Alone in a canyon . . . spooky
Walking down the Bright Angel Trail in The Grand Canyon (only got about a mile before the impending darkness made me turn around)
Zion. Sidenote for those who have been: I almost made it up angel's landing despite the snow. I got kinda spooked toward the end though (after the first round of chains) and turned back.
And yet it is inhabitable. People lived in these places for thousands of years. And many of them still live here without the extreme changes that other cultures have made in response to our colonial occupation. I guess there’s some safety to the desert. It’s the area that no one wants. No one ever really tried to take the lands of the pueblo peoples because nobody wants it (well except the Navajo who have been beating up on the Hopi). So Hooray for the desert peoples for not getting pushed off their land, killed in war, or killed by disease!!!!
The unilineal evolutionist anthropologists of the 1800’s based a lot of their theories on archeological evidence from this region. They came up with theories that said cultures develop along a unilineal path of development (some faster or slower than others).
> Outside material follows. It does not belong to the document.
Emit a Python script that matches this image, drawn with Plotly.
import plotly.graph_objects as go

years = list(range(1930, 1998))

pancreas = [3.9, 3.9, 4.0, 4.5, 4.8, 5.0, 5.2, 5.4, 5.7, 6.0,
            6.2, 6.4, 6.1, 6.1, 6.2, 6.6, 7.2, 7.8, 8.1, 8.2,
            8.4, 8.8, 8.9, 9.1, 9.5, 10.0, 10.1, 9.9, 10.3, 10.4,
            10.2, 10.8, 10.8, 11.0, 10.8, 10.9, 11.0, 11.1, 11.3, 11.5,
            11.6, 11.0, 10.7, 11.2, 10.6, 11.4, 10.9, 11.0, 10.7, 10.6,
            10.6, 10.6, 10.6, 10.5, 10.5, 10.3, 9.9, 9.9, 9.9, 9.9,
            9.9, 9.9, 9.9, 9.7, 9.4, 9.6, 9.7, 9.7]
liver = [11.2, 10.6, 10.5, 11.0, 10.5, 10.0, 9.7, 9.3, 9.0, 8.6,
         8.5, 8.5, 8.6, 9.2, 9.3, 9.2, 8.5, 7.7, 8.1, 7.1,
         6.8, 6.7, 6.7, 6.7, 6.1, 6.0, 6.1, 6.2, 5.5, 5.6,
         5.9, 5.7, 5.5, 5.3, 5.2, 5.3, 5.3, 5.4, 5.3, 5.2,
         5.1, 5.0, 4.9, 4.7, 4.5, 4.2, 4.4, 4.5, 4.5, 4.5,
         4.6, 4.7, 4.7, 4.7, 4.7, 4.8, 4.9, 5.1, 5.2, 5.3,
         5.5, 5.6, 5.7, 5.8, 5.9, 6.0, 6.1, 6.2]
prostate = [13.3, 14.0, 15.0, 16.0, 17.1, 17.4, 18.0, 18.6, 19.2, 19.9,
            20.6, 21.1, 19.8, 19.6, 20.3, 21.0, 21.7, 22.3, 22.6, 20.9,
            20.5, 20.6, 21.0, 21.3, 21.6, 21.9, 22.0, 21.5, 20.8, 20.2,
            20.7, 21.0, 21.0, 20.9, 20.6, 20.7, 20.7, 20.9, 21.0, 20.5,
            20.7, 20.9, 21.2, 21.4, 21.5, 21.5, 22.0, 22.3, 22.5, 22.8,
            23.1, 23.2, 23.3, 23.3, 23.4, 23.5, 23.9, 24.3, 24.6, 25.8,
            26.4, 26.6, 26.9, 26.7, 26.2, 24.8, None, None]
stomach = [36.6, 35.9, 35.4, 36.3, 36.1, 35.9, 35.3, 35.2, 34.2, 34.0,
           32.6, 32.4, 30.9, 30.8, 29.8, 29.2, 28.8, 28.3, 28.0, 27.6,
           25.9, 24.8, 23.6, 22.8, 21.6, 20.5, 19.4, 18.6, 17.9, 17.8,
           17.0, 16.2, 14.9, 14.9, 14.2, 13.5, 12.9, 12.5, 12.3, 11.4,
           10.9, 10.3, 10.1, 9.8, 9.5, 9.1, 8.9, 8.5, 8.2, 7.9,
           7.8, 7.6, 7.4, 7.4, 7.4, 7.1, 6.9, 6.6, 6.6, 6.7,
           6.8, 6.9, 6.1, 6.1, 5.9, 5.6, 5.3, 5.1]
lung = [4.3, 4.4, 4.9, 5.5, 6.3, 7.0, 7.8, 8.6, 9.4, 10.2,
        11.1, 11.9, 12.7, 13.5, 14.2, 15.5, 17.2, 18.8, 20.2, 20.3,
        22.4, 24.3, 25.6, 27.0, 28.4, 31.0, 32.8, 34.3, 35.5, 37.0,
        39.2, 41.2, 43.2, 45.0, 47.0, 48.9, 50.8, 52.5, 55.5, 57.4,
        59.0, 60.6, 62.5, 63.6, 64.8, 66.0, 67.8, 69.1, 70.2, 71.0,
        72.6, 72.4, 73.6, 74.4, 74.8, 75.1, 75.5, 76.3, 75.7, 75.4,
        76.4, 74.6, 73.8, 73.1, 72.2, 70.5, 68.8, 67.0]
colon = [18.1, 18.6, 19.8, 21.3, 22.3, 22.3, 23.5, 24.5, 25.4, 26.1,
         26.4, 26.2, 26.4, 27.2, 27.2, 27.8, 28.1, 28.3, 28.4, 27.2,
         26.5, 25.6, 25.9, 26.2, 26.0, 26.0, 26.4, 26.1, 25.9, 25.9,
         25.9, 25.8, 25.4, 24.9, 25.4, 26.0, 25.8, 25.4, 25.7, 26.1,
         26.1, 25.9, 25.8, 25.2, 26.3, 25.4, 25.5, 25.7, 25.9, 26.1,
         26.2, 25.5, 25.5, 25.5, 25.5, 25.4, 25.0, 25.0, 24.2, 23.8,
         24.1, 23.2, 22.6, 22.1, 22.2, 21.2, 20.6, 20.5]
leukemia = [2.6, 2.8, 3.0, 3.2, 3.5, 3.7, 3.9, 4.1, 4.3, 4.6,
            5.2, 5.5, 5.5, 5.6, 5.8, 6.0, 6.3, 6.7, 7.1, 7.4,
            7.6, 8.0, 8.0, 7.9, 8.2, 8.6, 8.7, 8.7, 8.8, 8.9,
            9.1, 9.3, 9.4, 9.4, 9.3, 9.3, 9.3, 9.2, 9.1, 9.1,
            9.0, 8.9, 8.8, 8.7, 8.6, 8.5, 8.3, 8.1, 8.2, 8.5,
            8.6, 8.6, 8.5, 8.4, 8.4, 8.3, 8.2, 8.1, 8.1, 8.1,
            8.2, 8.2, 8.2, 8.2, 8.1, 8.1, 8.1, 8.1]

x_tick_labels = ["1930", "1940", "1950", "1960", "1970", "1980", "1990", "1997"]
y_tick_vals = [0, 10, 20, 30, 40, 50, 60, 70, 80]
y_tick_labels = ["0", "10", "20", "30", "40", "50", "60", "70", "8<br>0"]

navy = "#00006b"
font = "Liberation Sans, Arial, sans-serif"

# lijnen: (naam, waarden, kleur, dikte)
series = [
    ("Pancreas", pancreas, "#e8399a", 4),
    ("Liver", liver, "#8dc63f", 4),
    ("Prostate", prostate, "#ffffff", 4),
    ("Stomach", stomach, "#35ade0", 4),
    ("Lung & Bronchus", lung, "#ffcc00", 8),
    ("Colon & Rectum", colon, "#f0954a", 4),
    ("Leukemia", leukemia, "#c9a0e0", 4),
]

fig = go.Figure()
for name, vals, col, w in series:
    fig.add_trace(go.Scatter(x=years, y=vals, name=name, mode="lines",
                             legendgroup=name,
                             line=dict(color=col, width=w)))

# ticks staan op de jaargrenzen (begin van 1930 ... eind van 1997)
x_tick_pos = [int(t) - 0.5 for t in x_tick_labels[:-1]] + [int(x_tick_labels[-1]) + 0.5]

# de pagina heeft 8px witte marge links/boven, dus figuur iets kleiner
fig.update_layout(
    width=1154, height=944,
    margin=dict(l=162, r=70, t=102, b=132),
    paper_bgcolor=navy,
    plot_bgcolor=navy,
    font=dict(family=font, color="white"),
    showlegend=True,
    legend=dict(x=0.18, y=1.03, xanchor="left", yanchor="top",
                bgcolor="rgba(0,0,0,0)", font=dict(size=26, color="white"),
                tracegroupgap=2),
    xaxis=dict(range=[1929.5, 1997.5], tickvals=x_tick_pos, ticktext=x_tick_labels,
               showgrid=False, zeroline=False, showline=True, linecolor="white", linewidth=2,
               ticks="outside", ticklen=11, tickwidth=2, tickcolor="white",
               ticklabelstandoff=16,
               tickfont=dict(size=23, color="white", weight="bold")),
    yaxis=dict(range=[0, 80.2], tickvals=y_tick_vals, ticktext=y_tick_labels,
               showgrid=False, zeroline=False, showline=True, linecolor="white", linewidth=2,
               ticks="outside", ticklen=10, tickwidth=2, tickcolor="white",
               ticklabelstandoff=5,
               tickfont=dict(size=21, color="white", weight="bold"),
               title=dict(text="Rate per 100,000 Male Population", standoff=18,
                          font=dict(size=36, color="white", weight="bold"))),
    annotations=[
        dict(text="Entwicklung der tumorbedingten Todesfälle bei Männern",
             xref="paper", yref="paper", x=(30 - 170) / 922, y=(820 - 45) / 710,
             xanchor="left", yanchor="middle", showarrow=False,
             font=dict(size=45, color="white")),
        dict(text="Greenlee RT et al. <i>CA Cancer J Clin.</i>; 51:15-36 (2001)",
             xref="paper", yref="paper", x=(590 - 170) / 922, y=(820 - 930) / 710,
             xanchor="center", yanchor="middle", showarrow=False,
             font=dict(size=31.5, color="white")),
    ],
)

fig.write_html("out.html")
They saw the mission of anthropology as an attempt to classify each culture at a point along a stage of evolution and then use this to get a glimpse into what our own culture looked like at various points in the past. This was of course a complete bastardization of Darwin’s evolutionary theory which is infinitely multi-directional, but the unilineal evolutionists never actually read evolutionary theory and didn’t quite get it. In the early 1900’s an anthropologist named Franz Boas looked at all the evidence and discovered that you could only support a unilineal theory by leaving out key artifacts and pieces of evidence. He wrote a paper called “The Limits of the Comparitave Method of Anthropology”. A few years later the unilineal evolution movement was dead.
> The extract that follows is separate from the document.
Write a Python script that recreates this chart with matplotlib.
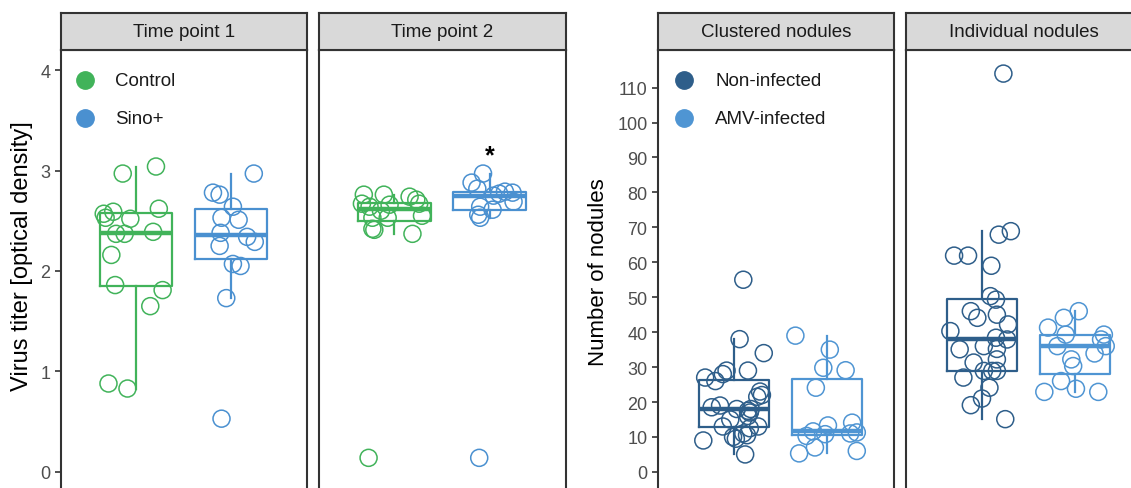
import matplotlib
matplotlib.use('Agg')
import matplotlib.pyplot as plt

plt.rcParams['font.family'] = ['Liberation Sans', 'DejaVu Sans']

# ---- data ----
groups_left = ['Control', 'Sino+']
groups_right = ['Non-infected', 'AMV-infected']
panels_left = ['Time point 1', 'Time point 2']
panels_right = ['Clustered nodules', 'Individual nodules']

tp1_control = [3.04, 2.97, 2.62, 2.59, 2.57, 2.53, 2.52, 2.39, 2.37, 2.37, 2.16, 1.86, 1.81, 1.65, 0.88, 0.83]
tp1_control_dx = [0.21, -0.14, 0.24, -0.24, -0.34, -0.32, -0.06, 0.18, -0.21, -0.12, -0.26, -0.22, 0.28, 0.15, -0.29, -0.09]
tp1_sino = [2.97, 2.78, 2.76, 2.64, 2.53, 2.51, 2.38, 2.34, 2.29, 2.25, 2.07, 2.05, 1.73, 0.53]
tp1_sino_dx = [0.24, -0.19, -0.12, 0.02, -0.10, 0.08, -0.11, 0.17, 0.25, -0.12, 0.02, 0.10, -0.05, -0.10]

tp2_control = [2.76, 2.76, 2.74, 2.71, 2.67, 2.64, 2.66, 2.67, 2.60, 2.53, 2.53, 2.55, 2.42, 2.41, 2.37, 0.14]
tp2_control_dx = [-0.32, -0.11, 0.16, 0.23, -0.34, -0.26, -0.05, 0.26, -0.14, -0.23, -0.07, 0.29, -0.23, -0.21, 0.19, -0.27]
tp2_sino = [2.97, 2.88, 2.82, 2.77, 2.79, 2.78, 2.75, 2.69, 2.61, 2.64, 2.56, 2.53, 0.14]
tp2_sino_dx = [-0.07, -0.19, -0.13, 0.10, 0.16, 0.24, 0.04, 0.25, 0.03, -0.10, -0.12, -0.10, -0.11]

clust_noninf = [55, 38, 34, 29, 29, 28, 27, 26, 23, 22, 21.5, 19, 18.5, 18, 18, 17.5, 17, 16, 15, 13, 13, 12.5, 11, 10.5, 10, 9.5, 9, 5]
clust_noninf_dx = [0.10, 0.06, 0.32, 0.15, -0.08, -0.12, -0.31, -0.20, 0.28, 0.30, 0.25, -0.15, -0.24, 0.03, 0.18, 0.15, 0.17, 0.15, -0.04, -0.12, 0.26, 0.17, 0.10, 0.14, -0.01, 0.02, -0.33, 0.12]
clust_amv = [39, 35, 29.8, 29.1, 24.1, 14.1, 13.3, 11.6, 11.3, 11, 10.8, 10.3, 7, 6, 5.3]
clust_amv_dx = [-0.34, 0.03, -0.04, 0.20, -0.12, 0.27, 0.01, -0.15, 0.32, 0.25, -0.02, -0.22, -0.13, 0.32, -0.30]

indiv_noninf = [114, 68.9, 67.9, 61.9, 61.9, 59, 50.3, 49.3, 46, 45, 44.1, 42.2, 40.3, 38.4, 37.9, 36, 35.2, 35.1, 32.2, 31.3, 28.9, 28.9, 28.9, 27, 24.1, 21, 19.1, 15.1]
indiv_noninf_dx = [0.23, 0.31, 0.18, -0.30, -0.15, 0.10, 0.09, 0.15, -0.12, 0.16, -0.05, 0.28, -0.34, 0.15, 0.27, 0.02, 0.16, -0.24, 0.16, -0.09, 0.02, 0.11, 0.16, -0.20, 0.08, 0.00, -0.12, 0.25]
indiv_amv = [46, 44.1, 41.3, 39.3, 39.3, 37.9, 36, 36, 33.9, 32.2, 30.3, 26, 23.8, 22.9, 22.9]
indiv_amv_dx = [0.04, -0.12, -0.29, -0.10, 0.31, 0.28, 0.33, -0.19, 0.21, -0.04, -0.02, -0.15, 0.01, -0.33, 0.25]

left_ticks = [0, 1, 2, 3, 4]
right_ticks = [0, 10, 20, 30, 40, 50, 60, 70, 80, 90, 100, 110]

c_green = '#41B35A'
c_blue = '#4A90D0'
c_dark = '#2E5E8A'
c_light = '#4F95D3'
edge = '#333333'

W, H = 1131, 489
fig = plt.figure(figsize=(W / 100, H / 100), dpi=100)


def px_axes(l, t, r, b):
    return fig.add_axes([l / W, 1 - b / H, (r - l) / W, (b - t) / H])


def panel(l, r, title, data, colors, ylim, xlim):
    ax = px_axes(l, 51, r, 493)
    strip = px_axes(l, 14, r, 51)
    strip.set_facecolor('#D9D9D9')
    strip.set_xticks([])
    strip.set_yticks([])
    for s in strip.spines.values():
        s.set_color(edge)
        s.set_linewidth(1.5)
    strip.text(0.5, 0.5, title, ha='center', va='center', fontsize=13.5, color='#1A1A1A',
               transform=strip.transAxes)

    for i, (vals, dx, col) in enumerate(zip(data[0], data[1], colors)):
        pos = i + 1
        ax.boxplot(vals, positions=[pos], widths=0.76, showfliers=False, showcaps=False,
                   whis=1.5, patch_artist=False,
                   boxprops=dict(color=col, linewidth=1.6),
                   whiskerprops=dict(color=col, linewidth=1.6),
                   medianprops=dict(color=col, linewidth=3.2, solid_capstyle='butt'))
        ax.scatter([pos + d for d in dx], vals, s=150, facecolors='none', edgecolors=col,
                   linewidths=1.1, zorder=3)

    ax.set_xlim(*xlim)
    ax.set_ylim(*ylim)
    ax.set_xticks([])
    for s in ax.spines.values():
        s.set_color(edge)
        s.set_linewidth(1.5)
    ax.tick_params(axis='y', length=4, width=1.2, color=edge, labelsize=13, labelcolor='#4D4D4D')
    return ax


def key(ax, labels, colors, xm, xt):
    # legend drawn inside the panel, positions in axes fraction
    for lab, col, y in zip(labels, colors, [0.932, 0.846]):
        ax.plot([xm], [y], marker='o', ms=12.5, color=col, ls='none', transform=ax.transAxes,
                clip_on=False)
        ax.text(xt, y, lab, ha='left', va='center', fontsize=13.5, color='#1A1A1A',
                transform=ax.transAxes)


ax1 = panel(61, 307, panels_left[0], ([tp1_control, tp1_sino], [tp1_control_dx, tp1_sino_dx]),
            [c_green, c_blue], (-0.2, 4.2), (0.21, 2.8))
ax2 = panel(319, 566, panels_left[1], ([tp2_control, tp2_sino], [tp2_control_dx, tp2_sino_dx]),
            [c_green, c_blue], (-0.2, 4.2), (0.21, 2.8))
ax3 = panel(658, 894, panels_right[0], ([clust_noninf, clust_amv], [clust_noninf_dx, clust_amv_dx]),
            [c_dark, c_light], (-5.75, 120.75), (0.183, 2.72))
ax4 = panel(906, 1142, panels_right[1], ([indiv_noninf, indiv_amv], [indiv_noninf_dx, indiv_amv_dx]),
            [c_dark, c_light], (-5.75, 120.75), (0.183, 2.72))

ax1.set_yticks(left_ticks)
ax3.set_yticks(right_ticks)
ax2.set_yticks([])
ax4.set_yticks([])

# significance mark
ax2.text(2, 3.15, '*', ha='center', va='center', fontsize=18, fontweight='bold', color='black')

fig.text(22 / W, 1 - 256 / H, 'Virus titer [optical density]', rotation=90, ha='center', va='center',
         fontsize=17, color='black')
fig.text(598 / W, 1 - 272 / H, 'Number of nodules', rotation=90, ha='center', va='center',
         fontsize=16, color='black')

key(ax1, groups_left, [c_green, c_blue], 0.0976, 0.2195)
key(ax3, groups_right, [c_dark, c_light], 0.110, 0.242)

fig.savefig('out.png', dpi=100)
One prominent unilenial evolutionist, Edward Tyler, had a theory that little pieces of our barbaric past would make it through evolution and would exist like living fossils in our own culture. I think he was on the ball here. I have a few examples. My first is debutant balls. The best part about debutant balls is that even people who participate in these remnants of our barbaric past actually think it makes them special. Unfortunately, it only makes them special in the “special ed” sense. Here is another remnant from our barbaric past. And here is another. Man I try to defend my southern homeland, but this is tough, some of this stuff is just too embarrassing. Oh wait a second, it seems that the north has also held onto some remnants of their barbaric pasts. We all suck.
Anyways I gotta go before my internet runs out. Hopefully I’m purified enough to enjoy a few days of skiing in Park City, UT and Salida, CO.
I'm hoping that the yuppyized pueblo architecture and art of Sedona contributed to a spiritual cleansing.